## TASK OBJECTIVE
Print, word for word, the opening line of the data below and every line after it through the line that contains "(title) at (578,25)", but not the pictures.

## SOURCE EXCERPT
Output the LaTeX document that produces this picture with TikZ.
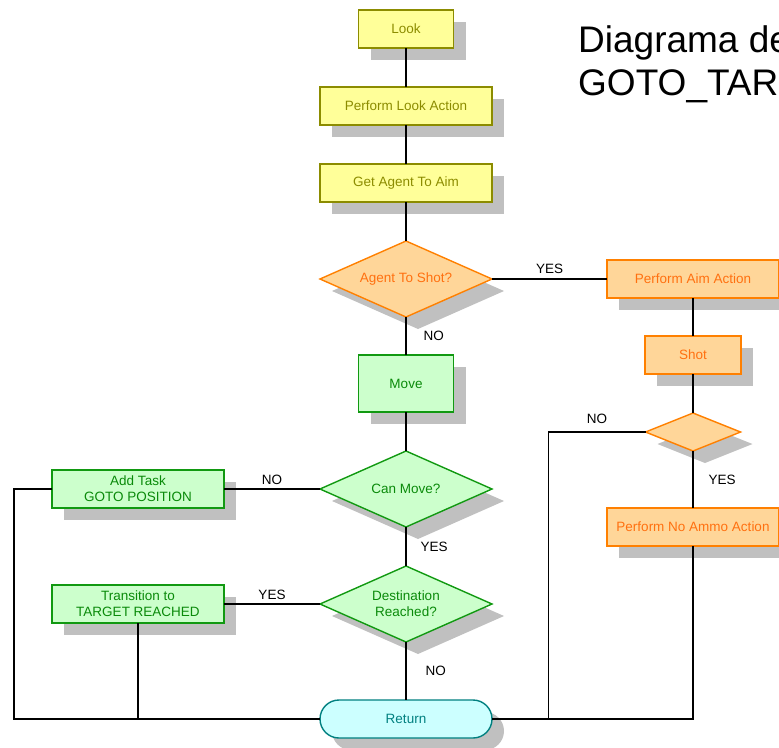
\documentclass[tikz,border=0pt]{standalone}
\usepackage{fontspec}
\setmainfont{Liberation Sans}
\usetikzlibrary{shapes.geometric, shapes.misc, shadows, positioning}
\definecolor{lookfill}{HTML}{FFFF99}
\definecolor{lookline}{HTML}{8C8C00}
\definecolor{aimfill}{HTML}{FFD699}
\definecolor{aimline}{HTML}{FF8000}
\definecolor{aimtext}{HTML}{FF7010}
\definecolor{movefill}{HTML}{CCFFCC}
\definecolor{moveline}{HTML}{119911}
\definecolor{movetext}{HTML}{0A8A0A}
\definecolor{retfill}{HTML}{CCFFFF}
\definecolor{retline}{HTML}{008080}
\definecolor{shade}{HTML}{C0C0C0}

\begin{document}
\begin{tikzpicture}[
  x=1pt, y=-1pt,
  node distance=39pt and 96pt,
  shad/.style={drop shadow={shadow xshift=12pt, shadow yshift=-12pt, fill=shade, opacity=1}},
  blk/.style={rectangle, draw, line width=1.4pt, inner sep=0pt, outer sep=0pt, minimum width=172pt, minimum height=38pt, align=center, font=\fontsize{13.5}{16}\selectfont, shad},
  dec/.style={diamond, draw, line width=1.4pt, inner sep=0pt, outer sep=0pt, aspect=2.26, minimum width=172pt, minimum height=76pt, align=center, font=\fontsize{13.5}{16}\selectfont, shad},
  look/.style={fill=lookfill, draw=lookline, text=lookline},
  aim/.style={fill=aimfill, draw=aimline, text=aimtext},
  mv/.style={fill=movefill, draw=moveline, text=movetext},
  rtn/.style={rounded rectangle, fill=retfill, draw=retline, text=retline},
  conn/.style={draw=black, line width=1.2pt},
  lbl/.style={font=\fontsize{13.5}{16}\selectfont, inner sep=2pt},
]
\useasboundingbox (0,0) rectangle (779,747);

% Title, top right
\node[anchor=north west, inner sep=0pt, align=left, font=\fontsize{37}{43}\selectfont] (title) at (578,25) {Diagrama de\\GOTO\_TAR};

% Main column: look steps, then the shot test
\node[blk, look, minimum width=95pt] (look) at (406,29) {Look};
\node[blk, look, below=of look] (lookact) {Perform Look Action};
\node[blk, look, below=of lookact] (getaim) {Get Agent To Aim};
\node[dec, aim, below=of getaim] (toshot) {Agent To Shot?};

% Move branch
\node[blk, mv, minimum width=95pt, minimum height=57pt, below=38pt of toshot] (move) {Move};
\node[dec, mv, below=of move] (canmove) {Can Move?};
\node[dec, mv, below=of canmove] (reached) {Destination\\Reached?};
\node[blk, mv, left=of canmove] (addtask) {Add Task\\GOTO POSITION};
\node[blk, mv, left=of reached] (trans) {Transition to\\TARGET REACHED};

% Return at the bottom
\node[blk, rtn, below=58pt of reached] (ret) {Return};

% Aim branch on the right
\node[blk, aim, right=115pt of toshot] (aimact) {Perform Aim Action};
\node[blk, aim, minimum width=96pt, below=38pt of aimact] (shot) {Shot};
\node[dec, aim, aspect=2.5, minimum width=95pt, minimum height=38pt, below=of shot] (ammo) {};
\node[blk, aim, below=57pt of ammo] (noammo) {Perform No Ammo Action};

% Straight links
\draw[conn] (look) -- (lookact);
\draw[conn] (lookact) -- (getaim);
\draw[conn] (getaim) -- (toshot);
\draw[conn] (toshot) -- node[lbl, above=3pt] (yes1) {YES} (aimact);
\draw[conn] (toshot) -- node[lbl, right=15pt] (no1) {NO} (move);
\draw[conn] (move) -- (canmove);
\draw[conn] (canmove) -- node[lbl, above=2pt] (no2) {NO} (addtask);
\draw[conn] (canmove) -- node[lbl, right=12pt] (yes2) {YES} (reached);
\draw[conn] (reached) -- node[lbl, above=2pt] (yes3) {YES} (trans);
\draw[conn] (reached) -- node[lbl, right=17pt] (no3) {NO} (ret);
\draw[conn] (aimact) -- (shot);
\draw[conn] (shot) -- (ammo);
\draw[conn] (ammo) -- node[lbl, right=13pt] (yes4) {YES} (noammo);

% Loops back to Return
\draw[conn] (addtask.west) -- ++(-38pt,0) |- (ret.west);
\draw[conn] (trans.south) |- (ret.west);
\draw[conn] (ammo.west) -- node[lbl, above=6pt] (no4) {NO} ++(-97pt,0) |- (ret.east);
\draw[conn] (noammo.south) |- (ret.east);
\end{tikzpicture}
\end{document}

## RESPONSE FOR THIS EXERCISE
Output the LaTeX document that produces this picture with TikZ.
\documentclass[tikz,border=0pt]{standalone}
\usepackage{fontspec}
\setmainfont{Liberation Sans}
\usetikzlibrary{shapes.geometric, shapes.misc, shadows, positioning}
\definecolor{lookfill}{HTML}{FFFF99}
\definecolor{lookline}{HTML}{8C8C00}
\definecolor{aimfill}{HTML}{FFD699}
\definecolor{aimline}{HTML}{FF8000}
\definecolor{aimtext}{HTML}{FF7010}
\definecolor{movefill}{HTML}{CCFFCC}
\definecolor{moveline}{HTML}{119911}
\definecolor{movetext}{HTML}{0A8A0A}
\definecolor{retfill}{HTML}{CCFFFF}
\definecolor{retline}{HTML}{008080}
\definecolor{shade}{HTML}{C0C0C0}

\begin{document}
\begin{tikzpicture}[
  x=1pt, y=-1pt,
  node distance=39pt and 96pt,
  shad/.style={drop shadow={shadow xshift=12pt, shadow yshift=-12pt, fill=shade, opacity=1}},
  blk/.style={rectangle, draw, line width=1.4pt, inner sep=0pt, outer sep=0pt, minimum width=172pt, minimum height=38pt, align=center, font=\fontsize{13.5}{16}\selectfont, shad},
  dec/.style={diamond, draw, line width=1.4pt, inner sep=0pt, outer sep=0pt, aspect=2.26, minimum width=172pt, minimum height=76pt, align=center, font=\fontsize{13.5}{16}\selectfont, shad},
  look/.style={fill=lookfill, draw=lookline, text=lookline},
  aim/.style={fill=aimfill, draw=aimline, text=aimtext},
  mv/.style={fill=movefill, draw=moveline, text=movetext},
  rtn/.style={rounded rectangle, fill=retfill, draw=retline, text=retline},
  conn/.style={draw=black, line width=1.2pt},
  lbl/.style={font=\fontsize{13.5}{16}\selectfont, inner sep=2pt},
]
\useasboundingbox (0,0) rectangle (779,747);

% Title, top right
\node[anchor=north west, inner sep=0pt, align=left, font=\fontsize{37}{43}\selectfont] (title) at (578,25) {Diagrama de\\GOTO\_TAR};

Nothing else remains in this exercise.